The Federal Energy Regulatory Commission (FERC) last week proposed to require new standards addressing the impacts of a geomagnetic disturbance (GMD), saying that, though it recognized the strong disturbances that result in distortions to Earth’s magnetic field are infrequent, current mandatory reliability standards do not adequately address vulnerabilities.

The agency issued a Notice of Proposed Rulemaking (NOPR) that proposes to direct the North American Electric Reliability Corp. (NERC) to develop and submit new GMD standards in a two-stage process. First, within 90 days of the effective date of a final rule, the rule will require that NERC should file one or more standards requiring owners and operators of the bulk power system to develop and implement operational procedures to mitigate GMD effects. Such procedures already are in place in some areas, and that should allow for faster development and implementation of these standards, the NOPR says.

In the second stage, FERC proposes that NERC should file, within six months of a final rule, standards that require grid owners and operators to conduct initial and continuing assessments of the potential impacts of GMDs. Based on those assessments, grid owners would then be required to implement strategies to protect the bulk power system. Measures would include automatic blocking of geomagnetically induced currents, instituting specification requirements for new equipment, inventory management, or isolating certain equipment that is not cost effective to retrofit. “Stage two would be implemented in phases, focusing first on the most critical and vulnerable assets,” FERC said in a statement last week.

“The NOPR does not propose specific requirements, but offers guidance regarding the assessments of the grid’s vulnerability to GMDs, the mechanisms for protecting critical or vulnerable components and an implementation schedule. FERC seeks comments on all aspects of the proposal,” it said.

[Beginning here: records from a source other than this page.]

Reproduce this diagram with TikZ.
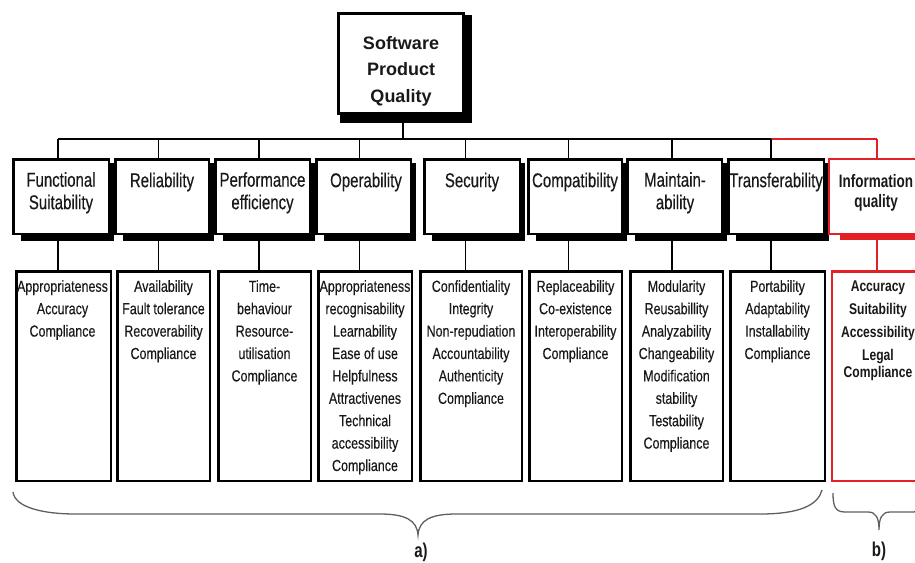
\documentclass[tikz,border=0pt]{standalone}
\usepackage{fontspec}
\setmainfont{Liberation Sans}
\newfontfamily\narrowfont[FakeStretch=0.75, UprightFeatures={FakeBold=0.35}]{Liberation Sans}
\newfontfamily\listfont[FakeStretch=0.78, UprightFeatures={FakeBold=0.25}]{Liberation Sans}
\definecolor{redq}{RGB}{226,32,38}
\definecolor{txt}{RGB}{25,25,25}
\definecolor{bracegray}{RGB}{95,95,95}
\begin{document}
\begin{tikzpicture}[x=1pt,y=-1pt,
  topbox/.style={draw=black, line width=2.5pt, fill=white, minimum width=125pt, minimum height=100pt, inner sep=0pt},
  charbox/.style={draw=black, line width=2.5pt, fill=white, minimum height=74.5pt, inner sep=0pt},
  subbox/.style={draw=black, line width=2.5pt, fill=white, minimum height=209.5pt, inner sep=0pt},
  redbox/.style={draw=redq},
  conn/.style={line width=1.8pt, draw=black},
  redconn/.style={line width=1.8pt, draw=redq},
  toptext/.style={font=\bfseries\fontsize{18}{26.5}\selectfont, align=center, inner sep=0pt, anchor=north, text=txt,
    execute at begin node={\rule{0pt}{14pt}}},
  chartext/.style={font=\narrowfont\fontsize{20}{22.5}\selectfont, align=center, inner sep=0pt, anchor=north, text=txt,
    execute at begin node={\rule{0pt}{15pt}}},
  infotext/.style={font=\narrowfont\bfseries\fontsize{18}{20}\selectfont, align=center, inner sep=0pt, anchor=north, text=txt,
    execute at begin node={\rule{0pt}{14pt}}},
  subtext/.style={font=\listfont\fontsize{16}{22.4}\selectfont, align=center, inner sep=0pt, anchor=north, text=txt,
    execute at begin node={\rule{0pt}{13pt}}},
  redsubtext/.style={font=\listfont\bfseries\fontsize{15.5}{23}\selectfont, align=center, inner sep=0pt, anchor=north, text=txt,
    execute at begin node={\rule{0pt}{12.5pt}}},
  bracestyle/.style={draw=bracegray, line width=1.3pt},
  labtext/.style={font=\narrowfont\bfseries\fontsize{20}{22}\selectfont, inner sep=0pt, anchor=base, text=txt}
]
\useasboundingbox (0,0) rectangle (915,562);
\clip (0,0) rectangle (915,562);

% top box
\node[topbox] (top) at (401,63.5) {};
\fill ([xshift=3pt]top.south west) rectangle ([xshift=7pt,yshift=-8pt]top.south east);
\fill ([yshift=-3pt]top.north east) rectangle ([xshift=7pt]top.south east);
\node[toptext] (toptxt) at (401,36) {Software\\Product\\Quality};

% characteristic boxes
\foreach \n/\cx/\w in {1/61/95.5,2/162/93.5,3/262.5/94.5,4/363.5/94.5,5/472/95.5,6/575/93.5,7/674.5/94.5,8/776/95.5}{
  \node[charbox, minimum width=\w pt] (a\n) at (\cx,196.5) {};
  \fill ([xshift=9pt]a\n.south west) rectangle ([xshift=4pt,yshift=-6pt]a\n.south east);
  \fill ([yshift=-5pt]a\n.north east) rectangle ([xshift=4pt]a\n.south east);
}
\node[charbox, redbox, line width=2pt, minimum width=96pt] (a9) at (877,196.5) {};
\fill[redq] ([xshift=12pt]a9.south west) rectangle ([xshift=20pt,yshift=-5pt]a9.south east);

\node[chartext] (a1t) at (61,172) {Functional\\Suitability};
\node[chartext] (a2t) at (162,172) {Reliability};
\node[chartext] (a3t) at (262.5,172) {Performance\\efficiency};
\node[chartext] (a4t) at (366,172) {Operability};
\node[chartext] (a5t) at (472,172) {Security};
\node[chartext] (a6t) at (575,172) {Compatibility};
\node[chartext] (a7t) at (675,172) {Maintain-\\ability};
\node[chartext] (a8t) at (776,172) {Transferability};
\node[infotext] (a9t) at (876,174) {Information\\quality};

% sub-characteristic boxes
\foreach \n/\cx/\w in {1/63.5/94.5,2/163.5/92.5,3/264.5/92.5,4/365/93.5,5/471/101.5,6/575.5/92.5,7/676.5/92.5,8/777.5/94.5}{
  \node[subbox, minimum width=\w pt] (b\n) at (\cx,376) {};
}
\node[subbox, redbox, minimum width=92pt] (b9) at (878,376) {};

\node[subtext] (b1t) at (62.5,280) {Appropriateness\\Accuracy\\Compliance};
\node[subtext] (b2t) at (163.5,280) {Availability\\Fault tolerance\\Recoverability\\Compliance};
\node[subtext] (b3t) at (264.5,280) {Time-\\behaviour\\Resource-\\utilisation\\Compliance};
\node[subtext] (b4t) at (365,280) {Appropriateness\\recognisability\\Learnability\\Ease of use\\Helpfulness\\Attractivenes\\Technical\\accessibility\\Compliance};
\node[subtext] (b5t) at (471,280) {Confidentiality\\Integrity\\Non-repudiation\\Accountability\\Authenticity\\Compliance};
\node[subtext] (b6t) at (575.5,280) {Replaceability\\Co-existence\\Interoperability\\Compliance};
\node[subtext] (b7t) at (676.5,280) {Modularity\\Reusabillity\\Analyzability\\Changeability\\Modification\\stability\\Testability\\Compliance};
\node[subtext] (b8t) at (777.5,280) {Portability\\Adaptability\\Installability\\Compliance};
\node[redsubtext] (b9t) at (878,280.5) {Accuracy\\Suitability\\Accessibility\\Legal\\[-5.5pt]Compliance};

% connectors
\foreach \n/\jx in {1/58,2/158.5,3/259,4/359.5,5/465.5,6/568.5,7/672,8/771,9/877}{
  \coordinate (j\n) at (\jx,139);
}
\draw[conn] (top.south -| 403,0) -- (403,139);
\draw[conn] (j1) -- (j8);
\draw[redconn] (j8) -- (j9);
\foreach \n in {1,...,8}{
  \draw[conn] (j\n) -- (j\n |- a\n.north);
  \draw[conn] (j\n |- a\n.south) -- (j\n |- b\n.north);
}
\draw[redconn] (j9) -- (j9 |- a9.north);
\draw[redconn] (j9 |- a9.south) -- (j9 |- b9.north);

% braces
\draw[bracestyle] (13,492) .. controls (15,508) and (45,514) .. (75,514) -- (380,514)
  .. controls (405,514) and (417,520) .. (418,535)
  .. controls (419,520) and (431,514) .. (456,514) -- (760,514)
  .. controls (800,514) and (818,505) .. (822,490);
\draw[bracestyle] (833,493) .. controls (833,506) and (835,512) .. (845,512) -- (868,512)
  .. controls (876,512) and (879,518) .. (879,530)
  .. controls (879,518) and (882,512) .. (890,512) -- (913,512)
  .. controls (921,512) and (925,506) .. (925,493);
\node[labtext] (la) at (421,557) {a)};
\node[labtext] (lb) at (879,556) {b)};
\end{tikzpicture}
\end{document}
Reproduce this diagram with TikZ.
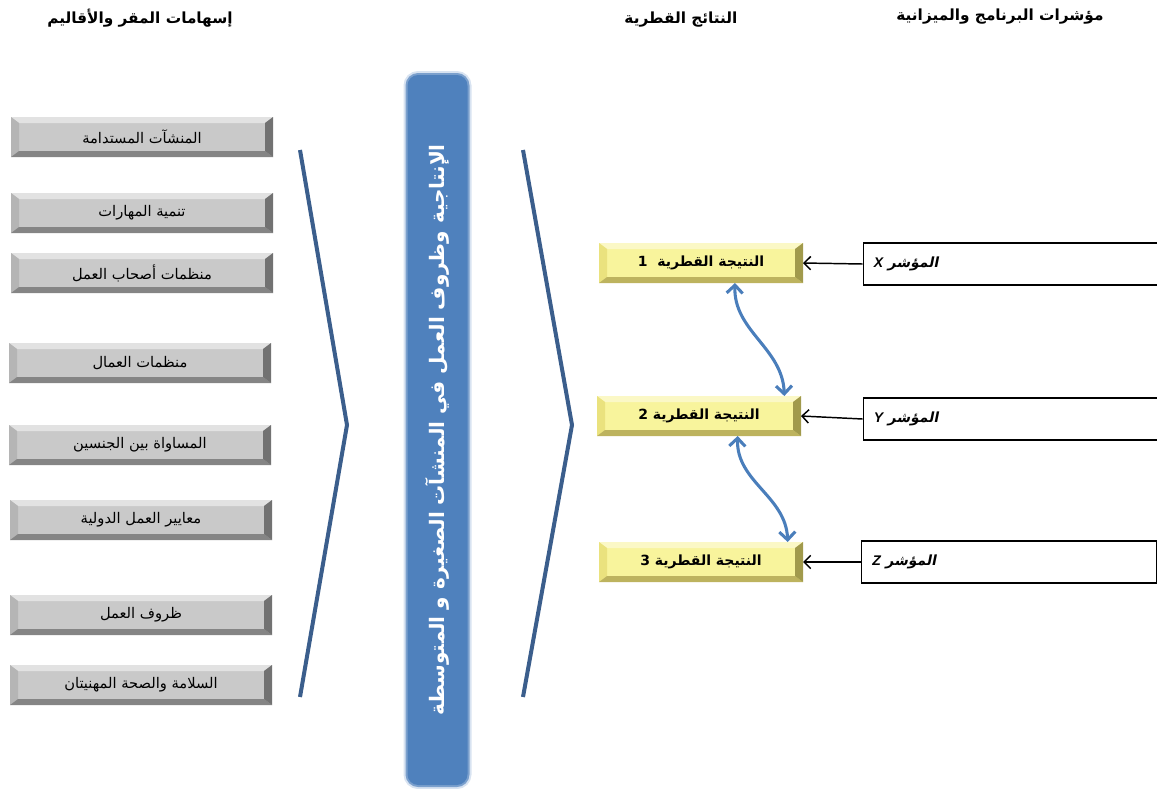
\documentclass[tikz,border=0pt]{standalone}
\usepackage{fontspec}
\setmainfont{Liberation Sans}
\newfontfamily\arabicfont[Script=Arabic]{DejaVu Sans}
\newfontfamily\arabicslant[Script=Arabic,FakeSlant=0.2]{DejaVu Sans}
\usetikzlibrary{arrows.meta}
\TeXXeTstate=1
\newcommand\artext[1]{{\arabicfont\beginR #1\endR}}
\newcommand\arslant[1]{{\arabicslant\beginR #1\endR}}
\definecolor{chevblue}{HTML}{3B5E8C}
\definecolor{barblue}{HTML}{4F81BD}
\definecolor{barglow}{HTML}{A9C1E0}
\definecolor{linkblue}{HTML}{4A7EBB}
\definecolor{grayface}{HTML}{C9C9C9}
\definecolor{graytop}{HTML}{E2E2E2}
\definecolor{grayleft}{HTML}{B5B5B5}
\definecolor{graybot}{HTML}{858585}
\definecolor{grayright}{HTML}{727272}
\definecolor{yelface}{HTML}{F8F49C}
\definecolor{yeltop}{HTML}{FBF8C6}
\definecolor{yelleft}{HTML}{EAE27E}
\definecolor{yelbot}{HTML}{BDB35E}
\definecolor{yelright}{HTML}{A19A4C}
\tikzset{bevel/.style n args={4}{path picture={
  \fill[#1] (path picture bounding box.north west) -- (path picture bounding box.north east)
    -- ([xshift=-6pt,yshift=-4.5pt]path picture bounding box.north east)
    -- ([xshift=6pt,yshift=-4.5pt]path picture bounding box.north west) -- cycle;
  \fill[#2] (path picture bounding box.north west) -- ([xshift=6pt,yshift=-4.5pt]path picture bounding box.north west)
    -- ([xshift=6pt,yshift=4.5pt]path picture bounding box.south west) -- (path picture bounding box.south west) -- cycle;
  \fill[#3] (path picture bounding box.south west) -- ([xshift=6pt,yshift=4.5pt]path picture bounding box.south west)
    -- ([xshift=-6pt,yshift=4.5pt]path picture bounding box.south east) -- (path picture bounding box.south east) -- cycle;
  \fill[#4] (path picture bounding box.south east) -- ([xshift=-6pt,yshift=4.5pt]path picture bounding box.south east)
    -- ([xshift=-6pt,yshift=-4.5pt]path picture bounding box.north east) -- (path picture bounding box.north east) -- cycle;
}}}
\begin{document}
\begin{tikzpicture}[x=0.75pt, y=-0.75pt,
  head/.style={font=\fontsize{11.5}{14}\selectfont\bfseries},
  gray node/.style={minimum width=196.5pt, minimum height=30pt, inner sep=0pt, outer sep=0pt,
    fill=grayface, bevel={graytop}{grayleft}{graybot}{grayright}, font=\fontsize{11}{13}\selectfont},
  result node/.style={minimum width=153pt, minimum height=30pt, inner sep=0pt, outer sep=0pt,
    fill=yelface, bevel={yeltop}{yelleft}{yelbot}{yelright}, font=\fontsize{10.5}{12}\selectfont\bfseries},
  ind node/.style={draw, line width=0.8pt, minimum width=221pt, minimum height=31.5pt, text width=205pt,
    align=left, inner xsep=7pt, font=\fontsize{10.5}{12}\selectfont\bfseries},
  bar node/.style={fill=barblue, rounded corners=8pt,
    preaction={draw=barglow, line width=6pt, opacity=.45},
    preaction={draw=barblue!75!white, line width=3pt},
    minimum width=532.5pt, minimum height=45pt, text=white, font=\fontsize{15}{18}\selectfont\bfseries},
  chevron/.style={draw=chevblue, line width=3pt, line join=miter},
  ind arrow/.style={draw, line width=1.1pt, -{Straight Barb[length=5pt,width=10pt]}},
  link/.style={draw=linkblue, line width=2.3pt, {Straight Barb[length=6pt,width=12pt]}-{Straight Barb[length=6pt,width=12pt]}}]
\useasboundingbox (0,0) rectangle (1157,789);
% column titles
\node[head] (h1) at (140,18) {\artext{إسهامات المقر والأقاليم}};
\node[head] (h2) at (681,20) {\artext{النتائج القطرية}};
\node[head] (h3) at (1000,17) {\artext{مؤشرات البرنامج والميزانية}};
% contributions
\node[gray node] (c1) at (142,137) {\artext{المنشآت المستدامة}};
\node[gray node] (c2) at (142,213) {\artext{تنمية المهارات}};
\node[gray node] (c3) at (142,273) {\artext{منظمات أصحاب العمل}};
\node[gray node] (c4) at (140,363) {\artext{منظمات العمال}};
\node[gray node] (c5) at (140,445) {\artext{المساواة بين الجنسين}};
\node[gray node] (c6) at (141,520) {\artext{معايير العمل الدولية}};
\node[gray node] (c7) at (141,615) {\artext{ظروف العمل}};
\node[gray node] (c8) at (141,685) {\artext{السلامة والصحة المهنيتان}};
% outcome bar
\node[bar node, rotate=90] (bar) at (437.5,430) {\artext{الإنتاجية وظروف العمل في المنشآت الصغيرة و المتوسطة}};
\draw[chevron] (300,150) -- (347,425) -- (300,697);
\draw[chevron] (523,150) -- (572,425) -- (523,697);
% country results
\node[result node] (r1) at (701,263) {\artext{النتيجة القطرية~~1}};
\node[result node] (r2) at (699,416) {\artext{النتيجة القطرية 2}};
\node[result node] (r3) at (701,562) {\artext{النتيجة القطرية 3}};
% indicators
\node[ind node] (i1) at (1010.5,264) {\arslant{المؤشر {\rmfamily\itshape X}}};
\node[ind node] (i2) at (1010.5,419) {\arslant{المؤشر {\rmfamily\itshape Y}}};
\node[ind node] (i3) at (1009,562) {\arslant{المؤشر {\rmfamily\itshape Z}}};
\path (i1.west) edge[ind arrow] (r1.east)
      (i2.west) edge[ind arrow] (r2.east)
      (i3.west) edge[ind arrow] (r3.east);
\draw[link] ([xshift=25.5pt]r1.south) to[out=-92,in=92] ([xshift=64pt]r2.north);
\draw[link] ([xshift=29pt]r2.south) to[out=-92,in=92] ([xshift=65pt]r3.north);
\end{tikzpicture}
\end{document}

"We take this action based on government-sponsored studies and NERC studies that conclude that GMD events can have an adverse, wide-area impact on the reliable operation of the Bulk-Power System,” FERC says in the NOPR. In a 2010 study prepared for the federal commission, the Department of Energy, Department of Homeland Security, and the Oak Ridge National Laboratory reported that GMD events can “develop quickly over large geographic footprints, having the capability to produce geographically-large outages and significant damage to Bulk-Power System equipment.”

FERC said the severity of the risk posed by GMDs to the reliable operation of the bulk power system was also expressed at a technical conference held this April. “At the Technical Conference, panelists stated that the current 11-year solar activity cycle is expected to hit its maximum activity in 2013 and large solar events often occur within four years of such a cycle maximum,” it said.